The Hook - Thomas Beatty | Runtime: 95 Minutes | Genre: Dark Comedy/Drama
Logline: 3 burnt-out brothers, an undervalued sister, a cornucopia of addictions, oversized egos, delusions of grandeur, washed-out morals along with rapidly fading success culminates perfectly in this whirlwind dark comedy.
There’s something thrilling about stumbling across a film that feels both chaotic and deeply personal, like someone cracked open their skull and poured their unfiltered creative impulses straight onto the screen. "The Hook" is exactly that sort of film — scrappy, self-aware, and brimming with a messy, magnetic energy that feels alive in every frame. It’s a darkly funny, self-destructive ode to the creative process itself, a tragicomedy about family dysfunction, ego, and that endlessly elusive pursuit of “the hit” — whether that means a chart-topper or a temporary fix for life’s failures.
Set entirely within the legendary JBJ Recording Studio on Portobello Road, The Hook thrives on its claustrophobic sense of immediacy. You can almost smell the old amps, stale beer, and desperate ambition clinging to the walls. There’s a particular electricity that comes from the setting — not just because of the musical ghosts that haunt it, but because it mirrors the internal collapse of the characters themselves. The film traps its burnt-out band of siblings in a single night of creative and emotional reckoning, where every argument, relapse, and failed take feels like the unraveling of something bigger.
At the heart of it are four performances that pulse with volatility and heart. Elijah Rowen, Jack McEvoy, Mei Bignall, and Charlie Freeman each bring something distinct and combustible to the mix — and it’s the friction between them that gives The Hook its raw power. They bicker, they breakdown, they jam. It’s the kind of chemistry that feels lived-in, occasionally cruel, and frequently hilarious.
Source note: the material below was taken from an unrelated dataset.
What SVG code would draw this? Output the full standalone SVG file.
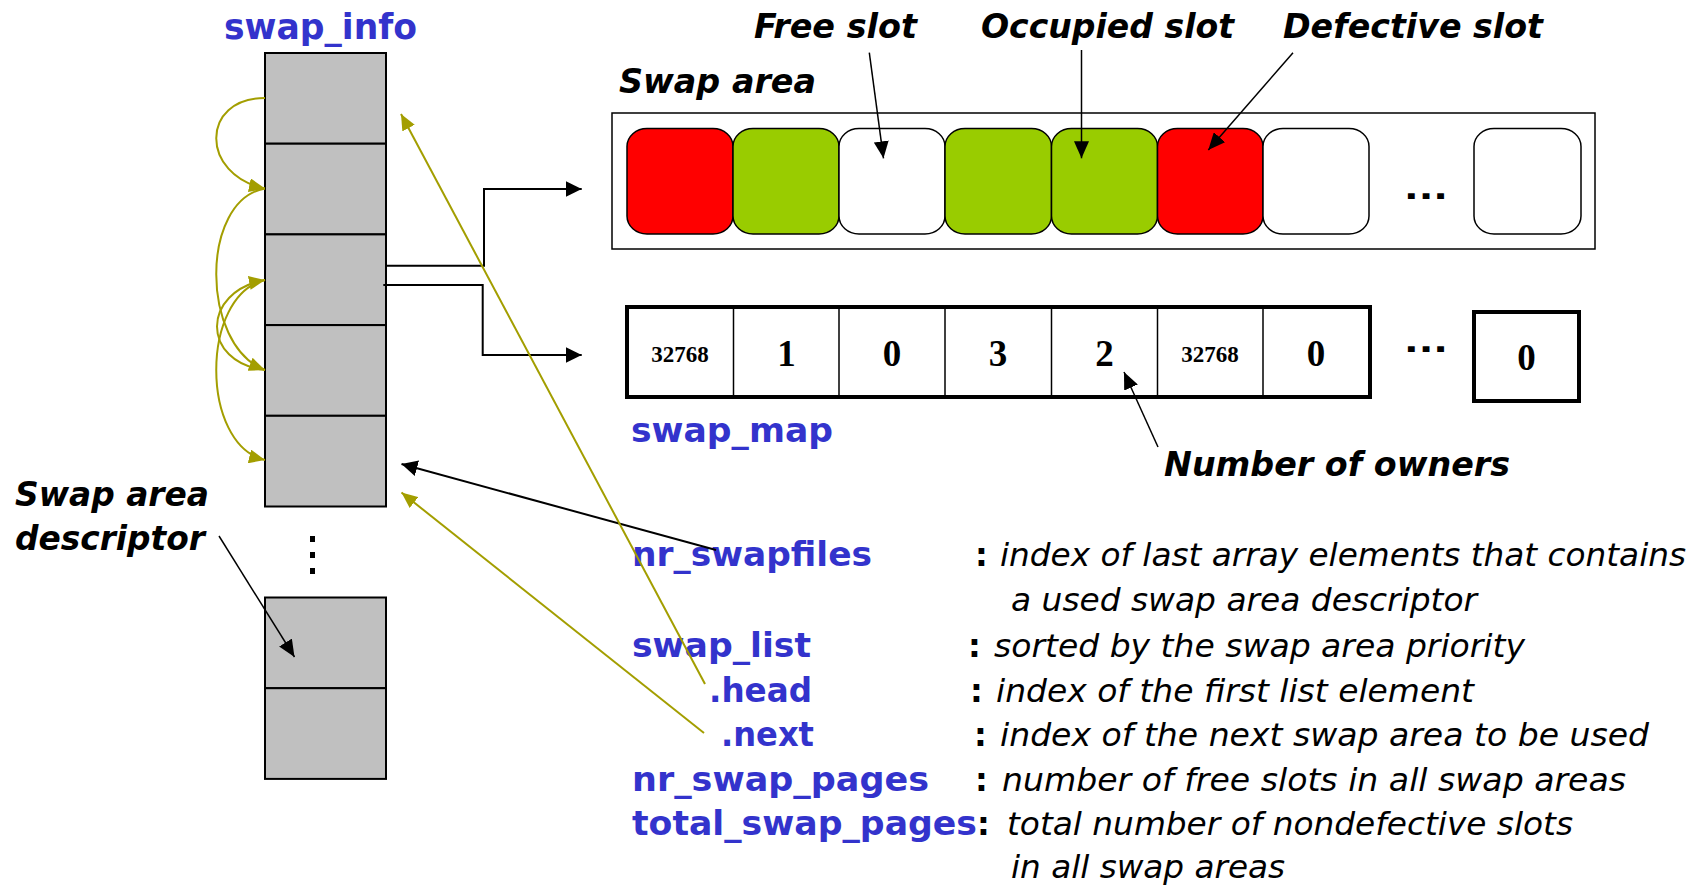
<svg xmlns="http://www.w3.org/2000/svg" width="1690" height="886" viewBox="0 0 1690 886">
  <defs>
    <style>
      .blue { font-family: "DejaVu Sans", "Liberation Sans", sans-serif; font-weight: bold; fill: #3333CC; }
      .lbl { font-family: "DejaVu Sans", "Liberation Sans", sans-serif; font-weight: bold; font-style: italic; fill: #000; }
      .desc { font-family: "DejaVu Sans", "Liberation Sans", sans-serif; font-style: italic; fill: #000; font-size: 32px; }
      .colon { font-family: "DejaVu Sans", "Liberation Sans", sans-serif; font-weight: bold; fill: #000; font-size: 32px; }
      .num { font-family: "Liberation Serif", "Times New Roman", serif; font-weight: bold; fill: #000; text-anchor: middle; }
      .cell { fill: #C0C0C0; stroke: #000; stroke-width: 2; }
      .slot { stroke: #000; stroke-width: 1.5; }
      .red { fill: #FF0000; }
      .green { fill: #99CC00; }
      .white { fill: #FFFFFF; }
      .blk { fill: none; stroke: #000; stroke-width: 2; }
      .thin { fill: none; stroke: #000; stroke-width: 1.5; }
      .olive { fill: none; stroke: #A39E00; stroke-width: 2; }
    </style>
    <marker id="ah" markerUnits="userSpaceOnUse" markerWidth="16" markerHeight="16" refX="16" refY="8" orient="auto" viewBox="0 0 16 16">
      <path d="M0,0 L16,8 L0,16 z" fill="#000"/>
    </marker>
    <marker id="ahn" markerUnits="userSpaceOnUse" markerWidth="17" markerHeight="15" refX="17" refY="7.5" orient="auto" viewBox="0 0 17 15">
      <path d="M0,0 L17,7.5 L0,15 z" fill="#000"/>
    </marker>
    <marker id="aho" markerUnits="userSpaceOnUse" markerWidth="16" markerHeight="14" refX="16" refY="7" orient="auto" viewBox="0 0 16 14">
      <path d="M0,0 L16,7 L0,14 z" fill="#A39E00"/>
    </marker>
  </defs>

  <!-- swap_info array of swap area descriptors -->
  <g id="swap_info">
    <text class="blue" x="224" y="39" font-size="36" textLength="193" lengthAdjust="spacingAndGlyphs">swap_info</text>
    <rect class="cell" x="265" y="53" width="121" height="90.7"/>
    <rect class="cell" x="265" y="143.7" width="121" height="90.7"/>
    <rect class="cell" x="265" y="234.4" width="121" height="90.7"/>
    <rect class="cell" x="265" y="325.1" width="121" height="90.7"/>
    <rect class="cell" x="265" y="415.8" width="121" height="90.7"/>
    <rect x="310" y="536" width="5" height="6" fill="#000"/>
    <rect x="310" y="552" width="5" height="6" fill="#000"/>
    <rect x="310" y="568" width="5" height="6" fill="#000"/>
    <rect class="cell" x="265" y="597.5" width="121" height="90.7"/>
    <rect class="cell" x="265" y="688.2" width="121" height="90.7"/>
  </g>

  <g id="descriptor-label">
    <text class="lbl" x="15" y="506" font-size="34" textLength="194" lengthAdjust="spacingAndGlyphs">Swap area</text>
    <text class="lbl" x="15" y="550" font-size="34" textLength="190" lengthAdjust="spacingAndGlyphs">descriptor</text>
  </g>

  <!-- swap area with its page slots -->
  <g id="swap_area">
    <text class="lbl" x="619" y="93" font-size="34" textLength="197" lengthAdjust="spacingAndGlyphs">Swap area</text>
    <rect x="612" y="113" width="983" height="136" fill="#fff" stroke="#000" stroke-width="1.5"/>
    <rect class="slot red" x="627" y="128.5" width="106" height="105.5" rx="20" ry="18"/>
    <rect class="slot green" x="733" y="128.5" width="106" height="105.5" rx="20" ry="18"/>
    <rect class="slot white" x="839" y="128.5" width="106" height="105.5" rx="20" ry="18"/>
    <rect class="slot green" x="945" y="128.5" width="106.5" height="105.5" rx="20" ry="18"/>
    <rect class="slot green" x="1051.5" y="128.5" width="106" height="105.5" rx="20" ry="18"/>
    <rect class="slot red" x="1157.5" y="128.5" width="105.5" height="105.5" rx="20" ry="18"/>
    <rect class="slot white" x="1263" y="128.5" width="106" height="105.5" rx="20" ry="18"/>
    <text x="1404" y="199" font-family="DejaVu Sans, sans-serif" font-weight="bold" font-size="30" textLength="44" lengthAdjust="spacingAndGlyphs">...</text>
    <rect class="slot white" x="1474" y="128.5" width="107" height="105.5" rx="20" ry="18"/>
  </g>

  <g id="slot-labels">
    <text class="lbl" x="754" y="38" font-size="34" textLength="163" lengthAdjust="spacingAndGlyphs">Free slot</text>
    <text class="lbl" x="981" y="38" font-size="34" textLength="253" lengthAdjust="spacingAndGlyphs">Occupied slot</text>
    <text class="lbl" x="1283" y="38" font-size="34" textLength="260" lengthAdjust="spacingAndGlyphs">Defective slot</text>
  </g>

  <!-- swap_map counters -->
  <g id="swap_map">
    <rect x="627" y="307" width="743" height="90" fill="#fff" stroke="#000" stroke-width="4"/>
    <line x1="733.5" y1="307" x2="733.5" y2="397" stroke="#000" stroke-width="1.5"/>
    <line x1="839" y1="307" x2="839" y2="397" stroke="#000" stroke-width="1.5"/>
    <line x1="945" y1="307" x2="945" y2="397" stroke="#000" stroke-width="1.5"/>
    <line x1="1051.5" y1="307" x2="1051.5" y2="397" stroke="#000" stroke-width="1.5"/>
    <line x1="1157.5" y1="307" x2="1157.5" y2="397" stroke="#000" stroke-width="1.5"/>
    <line x1="1263" y1="307" x2="1263" y2="397" stroke="#000" stroke-width="1.5"/>
    <text class="num" x="680" y="362" font-size="23">32768</text>
    <text class="num" x="786.5" y="366" font-size="37">1</text>
    <text class="num" x="892" y="366" font-size="37">0</text>
    <text class="num" x="998" y="366" font-size="37">3</text>
    <text class="num" x="1104.5" y="366" font-size="37">2</text>
    <text class="num" x="1210" y="362" font-size="23">32768</text>
    <text class="num" x="1316" y="366" font-size="37">0</text>
    <text x="1404" y="352" font-family="DejaVu Sans, sans-serif" font-weight="bold" font-size="30" textLength="44" lengthAdjust="spacingAndGlyphs">...</text>
    <rect x="1474" y="312" width="105" height="89" fill="#fff" stroke="#000" stroke-width="4"/>
    <text class="num" x="1526.5" y="370" font-size="37">0</text>
    <text class="blue" x="631" y="442" font-size="34" textLength="202" lengthAdjust="spacingAndGlyphs">swap_map</text>
  </g>

  <g id="owners-label">
    <text class="lbl" x="1164" y="476" font-size="34" textLength="346" lengthAdjust="spacingAndGlyphs">Number of owners</text>
  </g>

  <!-- global variables and their meaning -->
  <g id="variables">
    <text class="blue" x="632" y="566" font-size="33" textLength="240" lengthAdjust="spacingAndGlyphs">nr_swapfiles</text>
    <text class="colon" x="975" y="566">:</text>
    <text class="desc" x="1000" y="566" textLength="686" lengthAdjust="spacingAndGlyphs">index of last array elements that contains</text>
    <text class="desc" x="1011" y="611" textLength="466" lengthAdjust="spacingAndGlyphs">a used swap area descriptor</text>

    <text class="blue" x="632" y="657" font-size="33" textLength="179" lengthAdjust="spacingAndGlyphs">swap_list</text>
    <text class="colon" x="968" y="657">:</text>
    <text class="desc" x="994" y="657" textLength="531" lengthAdjust="spacingAndGlyphs">sorted by the swap area priority</text>

    <text class="blue" x="709" y="702" font-size="33" textLength="103" lengthAdjust="spacingAndGlyphs">.head</text>
    <text class="colon" x="970" y="702">:</text>
    <text class="desc" x="996" y="702" textLength="478" lengthAdjust="spacingAndGlyphs">index of the first list element</text>

    <text class="blue" x="721" y="746" font-size="33" textLength="93" lengthAdjust="spacingAndGlyphs">.next</text>
    <text class="colon" x="974" y="746">:</text>
    <text class="desc" x="1000" y="746" textLength="649" lengthAdjust="spacingAndGlyphs">index of the next swap area to be used</text>

    <text class="blue" x="632" y="791" font-size="33" textLength="297" lengthAdjust="spacingAndGlyphs">nr_swap_pages</text>
    <text class="colon" x="975" y="791">:</text>
    <text class="desc" x="1002" y="791" textLength="624" lengthAdjust="spacingAndGlyphs">number of free slots in all swap areas</text>

    <text class="blue" x="632" y="835" font-size="33" textLength="345" lengthAdjust="spacingAndGlyphs">total_swap_pages</text>
    <text class="colon" x="977" y="835">:</text>
    <text class="desc" x="1007" y="835" textLength="566" lengthAdjust="spacingAndGlyphs">total number of nondefective slots</text>
    <text class="desc" x="1011" y="878" textLength="274" lengthAdjust="spacingAndGlyphs">in all swap areas</text>
  </g>

  <!-- pointers and links -->
  <g id="connectors">
    <path class="blk" d="M386.7,265.7 H484 V189 H581.7" marker-end="url(#ah)"/>
    <path class="blk" d="M383.3,285 H482.7 V355 H581.7" marker-end="url(#ah)"/>

    <line class="thin" x1="869.3" y1="52.7" x2="883.5" y2="158.3" marker-end="url(#ahn)"/>
    <line class="thin" x1="1081.5" y1="50" x2="1081.5" y2="158.3" marker-end="url(#ahn)"/>
    <line class="thin" x1="1293" y1="52.7" x2="1208.3" y2="150" marker-end="url(#ahn)"/>
    <line class="thin" x1="1158" y1="447" x2="1124" y2="372" marker-end="url(#ahn)"/>
    <line class="thin" x1="219" y1="536" x2="294.5" y2="657" marker-end="url(#ahn)"/>

    <line class="blk" x1="716" y1="550" x2="401.5" y2="464" marker-end="url(#ah)"/>
    <line class="olive" x1="705" y1="684" x2="401" y2="114" marker-end="url(#aho)"/>
    <line class="olive" x1="704" y1="733" x2="401.5" y2="492.5" marker-end="url(#aho)"/>

    <!-- swap_list chain between descriptors -->
    <path class="olive" d="M265,98 C200,98 200,175 265,188.5" marker-end="url(#aho)"/>
    <path class="olive" d="M265,188.5 C200,200 200,345 265,370" marker-end="url(#aho)"/>
    <path class="olive" d="M265,370 C201,362 201,292 265,280" marker-end="url(#aho)"/>
    <path class="olive" d="M265,280 C200,295 200,445 265,460" marker-end="url(#aho)"/>
  </g>
</svg>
There’s a real sense that they’ve known one another forever — not just as characters, but as people who’ve seen one another at their worst and keep showing up anyway.
Thomas David Beatty’s direction is audacious, occasionally chaotic, but never hollow. For a debut feature, it’s bursting with confidence and a kind of rough-edged sincerity that independent cinema desperately needs more of. Beatty clearly understands that dysfunction can be a form of love, that ambition can curdle into addiction, and that failure, when viewed with enough distance, can be its own dark comedy. The stylistic flourishes — from tonal shifts to surreal visual gags — shouldn’t work as well as they do, but here they reflect the instability of the people we’re watching. This is a film that lives inside the creative breakdown, and that’s where its truth lies.
There’s also a wonderful absurdity laced throughout — a spoon-playing oddball, a shaman, a guy named Storkey — each one orbiting the central chaos like satellites of a shared delusion. It would be easy for all this eccentricity to drown out the emotional core, but somehow, it doesn’t. Beneath the swagger, the self-sabotage, and the slapstick implosions, The Hook remains disarmingly heartfelt. It’s a film about failure, but it refuses to wallow in it. Instead, it turns the very act of falling apart into something cathartic, even joyful.
Musically, the film thrives. The soundtrack is contemporary and soulful, stitched together with the same manic energy as its story — Stereo Cupid, Sounds Mint, Stone, and Gavin Friday’s haunting “Lord I’m Coming” give the film a backbone that feels both redemptive and weary. It’s the sound of people chasing transcendence and finding themselves, instead, knee-deep in reality.
No, The Hook isn’t flawless. It’s rough, uneven, sometimes indulgent — but that’s part of its charm. It’s not trying to be perfect. It’s trying to be alive, and it succeeds.
It’s the sort of indie film that proves how far a strong idea, a passionate team, and a bit of madness can take you when money can’t. There’s a scrappy, almost punk sensibility running through it — a belief that art doesn’t need polish to have meaning, that sincerity can outshine spectacle.
The Hook is a reminder that ambition and self-destruction often come from the same place, that family can be both poison and cure, and that creativity — even at its ugliest — can still be beautiful. It’s weird, it’s heartfelt, it’s full of banging tunes and broken people, and it deserves to be seen. In its unfiltered honesty, it finds something real — that rare, unpredictable spark where madness and magic meet.